Budget Reaction: LBTT roll-out could impact market
Delaying LBTT Relief Could Disrupt Property Market
The Scottish budget statement, delivered by Derek Mackay on 14 December 2017 confirmed that the zero band for LBTT transactions will increase to £175,000 as of June 2018.
Warners' Operations Director, David Marshall assesses the potential outcomes of the changes to taxation.
"Anything which can reduce the financial burden on first-time buyers, such as the announcement in today’s draft budget, is of course welcome.
"Yet the way in which the roll-out of the tax relief is being proposed runs the risk of causing short-term disruption to the market. Generally speaking when changes to property tax are announced, they are introduced very swiftly thereafter to avoid people changing the timing of their purchase to reduce how much tax they pay - and sending an unwelcome shock through the market.
“The situation has been very challenging for first-time buyers over the last 18 months as typically they have faced a lot of competition at closing dates and found themselves priced out of the market. This situation has been exacerbated by the fact that most lenders will only lend up to the valuation figure in the Home Report meaning that if you want to offer any more than that, you will need to have the upfront cash available to do so. Many first-time buyers simply don’t have the savings to do this and with 75% of properties selling for above valuation, the market has been incredibly tough for those looking to get onto the ladder.

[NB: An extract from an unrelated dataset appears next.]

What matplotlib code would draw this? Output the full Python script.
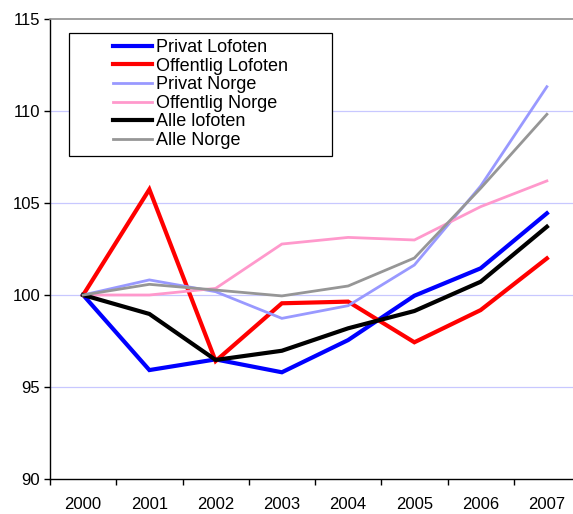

"By announcing the changes now but not bringing the tax relief into force until June next year there is a danger that some first-time buyers will opt to wait until after June to buy a home. This will inevitably have a negative impact on sellers in the £145,000-175,000 bracket, reducing demand and potentially delaying sales.
"It’s unclear on initial reading why, if the revised tax banding for first-time buyers is already known, six months of consultation is required before bringing it into force. The one thing that no market likes is a lack of clarity and the manner in which things have been announced could cause uncertainty for buyers and sellers alike.”